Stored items
• • • • •

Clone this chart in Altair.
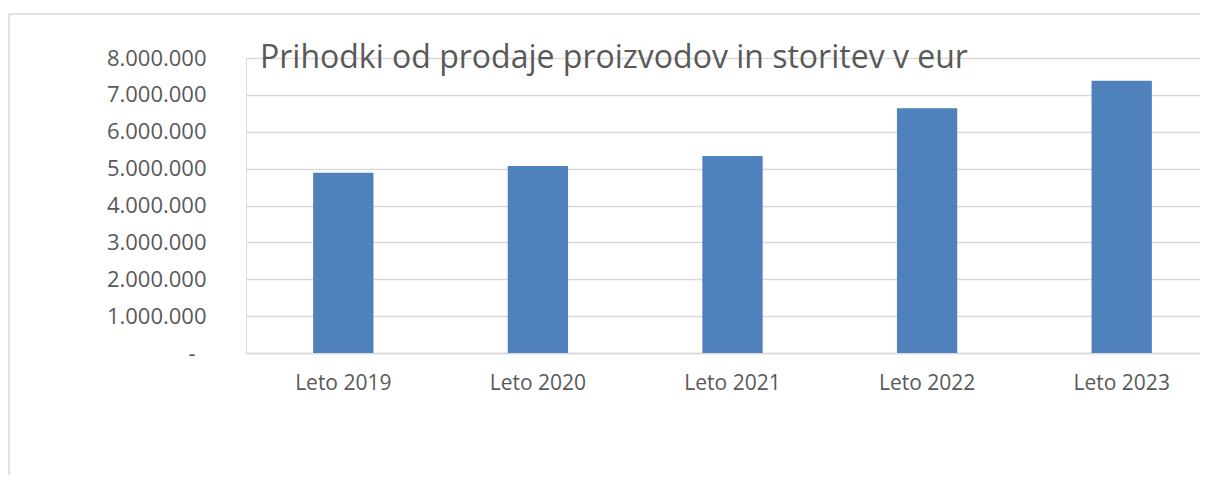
import altair as alt
import pandas as pd

categories = ["Leto 2019", "Leto 2020", "Leto 2021", "Leto 2022", "Leto 2023"]
revenue = [4890000, 5070000, 5340000, 6640000, 7380000]
y_ticks = [0, 1000000, 2000000, 3000000, 4000000, 5000000, 6000000, 7000000, 8000000]
title_text = "Prihodki od prodaje proizvodov in storitev v eur"

df = pd.DataFrame({"leto": categories, "prihodki": revenue})

FONT = "Open Sans"
GRAY = "#595959"
GRID = "#d9d9d9"

label_expr = (
    "datum.value == 0 ? '-' : "
    "replace(format(datum.value, ',.0f'), /,/g, '.')"
)

bars = alt.Chart(df).mark_bar(color="#4F81BD").encode(
    x=alt.X(
        "leto:N",
        sort=categories,
        title=None,
        scale=alt.Scale(paddingInner=0.69, paddingOuter=0.345, range=[0, 973]),
        axis=alt.Axis(
            labelAngle=0,
            labelFont=FONT,
            labelFontSize=21,
            labelColor=GRAY,
            labelPadding=19,
            ticks=False,
            domainColor=GRID,
            domainWidth=1.5,
            grid=False,
        ),
    ),
    y=alt.Y(
        "prihodki:Q",
        title=None,
        scale=alt.Scale(domain=[0, 8000000], nice=False),
        axis=alt.Axis(
            values=y_ticks,
            labelExpr=label_expr,
            labelFont=FONT,
            labelFontSize=22,
            labelColor=GRAY,
            labelPadding={"condition": {"test": "datum.value == 0", "value": 51}, "value": 40},
            ticks=False,
            domain=False,
            gridColor=GRID,
            gridWidth=1.5,
        ),
    ),
)

title_layer = alt.Chart(pd.DataFrame({"t": [title_text]})).mark_text(
    align="left",
    baseline="alphabetic",
    font=FONT,
    fontSize=32,
    color=GRAY,
).encode(
    text="t:N",
    x=alt.value(14),
    y=alt.value(10),
)

border = alt.Chart(pd.DataFrame({"b": [1]})).mark_rect(
    fill=None,
    stroke=GRID,
    strokeWidth=1.5,
).encode(
    x=alt.value(-237),
    x2=alt.value(1100),
    y=alt.value(-44),
    y2=alt.value(460),
)

chart = alt.layer(border, bars, title_layer).properties(
    width=954,
    height=295,
    padding={"left": 238, "top": 50, "right": 0, "bottom": 122},
    autosize=alt.AutoSizeParams(type="none"),
).configure_view(stroke=None).configure(background="white")

chart.save("out.html", embed_options={"renderer": "svg", "actions": False})
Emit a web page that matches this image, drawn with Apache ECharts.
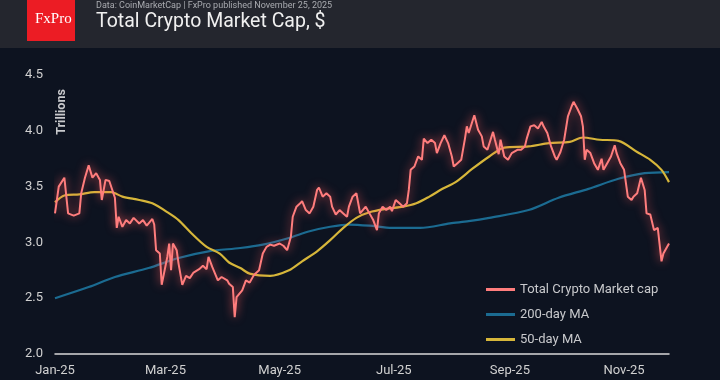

• • • • •

### Aim
Print all of the records shown above exactly, leaving out each picture.

### Correct output
Clone this chart in Altair.
import altair as alt
import pandas as pd

categories = ["Leto 2019", "Leto 2020", "Leto 2021", "Leto 2022", "Leto 2023"]
revenue = [4890000, 5070000, 5340000, 6640000, 7380000]
y_ticks = [0, 1000000, 2000000, 3000000, 4000000, 5000000, 6000000, 7000000, 8000000]
title_text = "Prihodki od prodaje proizvodov in storitev v eur"

df = pd.DataFrame({"leto": categories, "prihodki": revenue})

FONT = "Open Sans"
GRAY = "#595959"
GRID = "#d9d9d9"

label_expr = (
    "datum.value == 0 ? '-' : "
    "replace(format(datum.value, ',.0f'), /,/g, '.')"
)

bars = alt.Chart(df).mark_bar(color="#4F81BD").encode(
    x=alt.X(
        "leto:N",
        sort=categories,
        title=None,
        scale=alt.Scale(paddingInner=0.69, paddingOuter=0.345, range=[0, 973]),
        axis=alt.Axis(
            labelAngle=0,
            labelFont=FONT,
            labelFontSize=21,
            labelColor=GRAY,
            labelPadding=19,
            ticks=False,
            domainColor=GRID,
            domainWidth=1.5,
            grid=False,
        ),
    ),
    y=alt.Y(
        "prihodki:Q",
        title=None,
        scale=alt.Scale(domain=[0, 8000000], nice=False),
        axis=alt.Axis(
            values=y_ticks,
            labelExpr=label_expr,
            labelFont=FONT,
            labelFontSize=22,
            labelColor=GRAY,
            labelPadding={"condition": {"test": "datum.value == 0", "value": 51}, "value": 40},
            ticks=False,
            domain=False,
            gridColor=GRID,
            gridWidth=1.5,
        ),
    ),
)

title_layer = alt.Chart(pd.DataFrame({"t": [title_text]})).mark_text(
    align="left",
    baseline="alphabetic",
    font=FONT,
    fontSize=32,
    color=GRAY,
).encode(
    text="t:N",
    x=alt.value(14),
    y=alt.value(10),
)

border = alt.Chart(pd.DataFrame({"b": [1]})).mark_rect(
    fill=None,
    stroke=GRID,
    strokeWidth=1.5,
).encode(
    x=alt.value(-237),
    x2=alt.value(1100),
    y=alt.value(-44),
    y2=alt.value(460),
)

chart = alt.layer(border, bars, title_layer).properties(
    width=954,
    height=295,
    padding={"left": 238, "top": 50, "right": 0, "bottom": 122},
    autosize=alt.AutoSizeParams(type="none"),
).configure_view(stroke=None).configure(background="white")

chart.save("out.html", embed_options={"renderer": "svg", "actions": False})
Emit a web page that matches this image, drawn with Apache ECharts.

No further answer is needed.